Preventing a Lost Generation: Supporting Education and Skills Development | IPT
Chair: Kate Green OBE MP, Shadow Secretary of State for Education
Speaker: Patrick Craven, Director of Policy, Research and Compliance, City and Guilds
Speaker: Angela Donkin, Chief Social Scientist, NFER
Speaker: Dr James Shuttleworth, Programme Director, Institute of Coding, Coventry University
Virtual Event

Date:

Tuesday 01 June 2021

Venue:

This is an online event

Start Time:

08:30

End Time:

09:30

COVID-19 has had a profound impact on education across all age groups, with remote learning, assessments cancelled, and settings closed. A NFER survey found that teachers believe an estimated 44% of pupils required intensive catch-up support. Remote learning has been a challenge, particularly impacting disadvantaged pupils and school areas. More than 1m school aged children lack the resources needed, creating a digital divide. Research by the Sutton Trust found that 34% of parents with children aged 5-16 reported their child does not have access to their own computer, laptop or tablet to access the internet. Pupils with limited access to IT or study space are therefore 81% less likely to engage in remote learning. Meanwhile, 2.2 million learners aged 14 or older attend further education colleges, with many courses in these settings unable to be transferred to a digital format. The Association of Colleges reported that more young people will need college places due to high unemployment and many of these will need support to catch up learning. In addition, 17% of prospective UK university students stated they didn’t wish to enrol in September 2020, costing the sector £763m in lost fees and teaching grants. Moreover, a poll by Prospectus found that 28% of final year students had their job offers rescinded or put-on hold. Many pupils face the prospect of leaving education lacking in skills that will secure them jobs.

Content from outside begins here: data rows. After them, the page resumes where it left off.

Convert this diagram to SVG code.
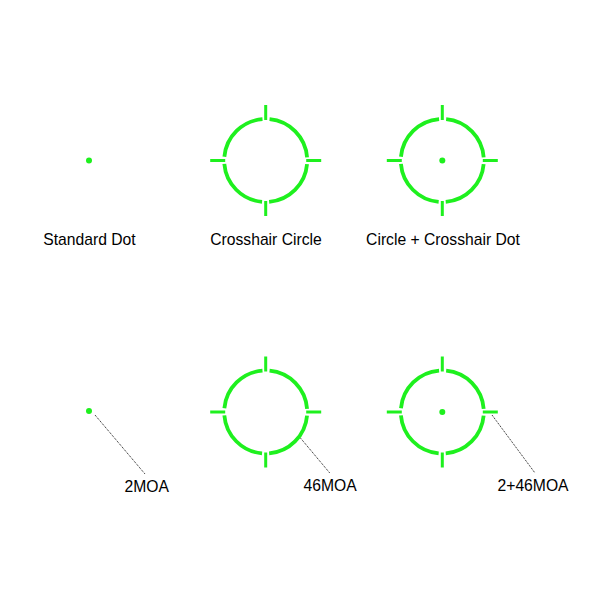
<svg xmlns="http://www.w3.org/2000/svg" xmlns:xlink="http://www.w3.org/1999/xlink" width="600" height="600" viewBox="0 0 600 600">
  <style>
    .ring { fill: none; stroke: #1ef01e; stroke-width: 3.8; stroke-dasharray: 57.99 7.2; stroke-dashoffset: 61.59; }
    .tick { stroke: #1ef01e; stroke-width: 3; fill: none; }
    .dot { fill: #1ef01e; }
    .lead { stroke: #111; stroke-width: 1; stroke-dasharray: 1 1; fill: none; }
    .lbl { font-family: "Liberation Sans", Arial, sans-serif; font-size: 15.7px; fill: #000; }
  </style>
  <defs>
    <g id="reticle">
      <circle class="ring" cx="0" cy="0" r="41.5"/>
      <line class="tick" x1="0" y1="-55.5" x2="0" y2="-40.5"/>
      <line class="tick" x1="0" y1="40.5" x2="0" y2="55.5"/>
      <line class="tick" x1="-55.5" y1="0" x2="-40.5" y2="0"/>
      <line class="tick" x1="40.5" y1="0" x2="55.5" y2="0"/>
    </g>
  </defs>
  <rect width="600" height="600" fill="#fff"/>

  <g id="standard-dot">
    <circle class="dot" cx="89" cy="160.5" r="3"/>
    <text class="lbl" x="89.5" y="245" text-anchor="middle">Standard Dot</text>
  </g>
  <g id="crosshair-circle">
    <use xlink:href="#reticle" transform="translate(265.7,160.5)"/>
    <text class="lbl" x="266" y="245" text-anchor="middle">Crosshair Circle</text>
  </g>
  <g id="circle-crosshair-dot">
    <use xlink:href="#reticle" transform="translate(442.3,160.5)"/>
    <circle class="dot" cx="442.3" cy="160.5" r="3"/>
    <text class="lbl" x="443" y="245" text-anchor="middle">Circle + Crosshair Dot</text>
  </g>

  <g id="dot-2moa">
    <circle class="dot" cx="89" cy="411" r="3"/>
  </g>
  <g id="circle-46moa">
    <use xlink:href="#reticle" transform="translate(265.7,412)"/>
  </g>
  <g id="combo-2-46moa">
    <use xlink:href="#reticle" transform="translate(442.3,412)"/>
    <circle class="dot" cx="442.3" cy="412" r="3"/>
  </g>

  <g id="connectors">
    <line class="lead" x1="95" y1="415" x2="145" y2="474"/>
    <line class="lead" x1="300.7" y1="438.3" x2="330" y2="473.3"/>
    <line class="lead" x1="492" y1="415" x2="535" y2="473"/>
  </g>

  <g id="labels">
    <text class="lbl" x="124.5" y="491.5">2MOA</text>
    <text class="lbl" x="303.5" y="491">46MOA</text>
    <text class="lbl" x="497.5" y="490.5">2+46MOA</text>
  </g>
</svg>
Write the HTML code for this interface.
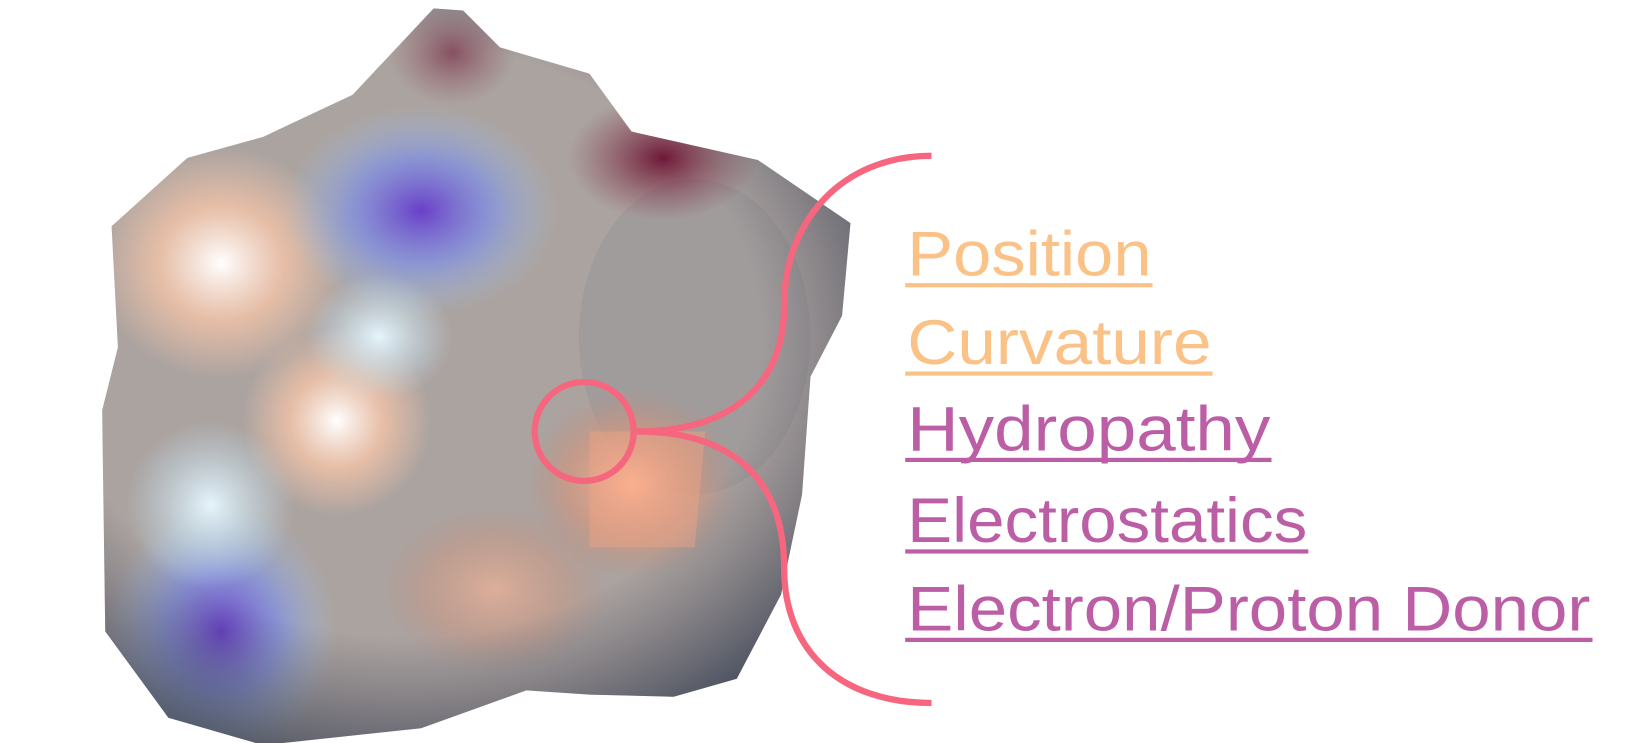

With the Government committing to a major expansion of post-18 education and training, how can we ensure all ages have access to catch up support and training to avoid a widening skills gap and stagnation?

This event will:

  • Consider how to implement long-term policies to assist ‘catch-up’ and ensure pupils have received a good foundational education by 16, including improving digital skills amongst teaching staff
  • Discuss how to close the gap between disadvantaged and non-disadvantaged pupils and regions to avoid the risk of ‘skills deserts’
  • Explore whether the existing curriculum and educational offers are building employable skills.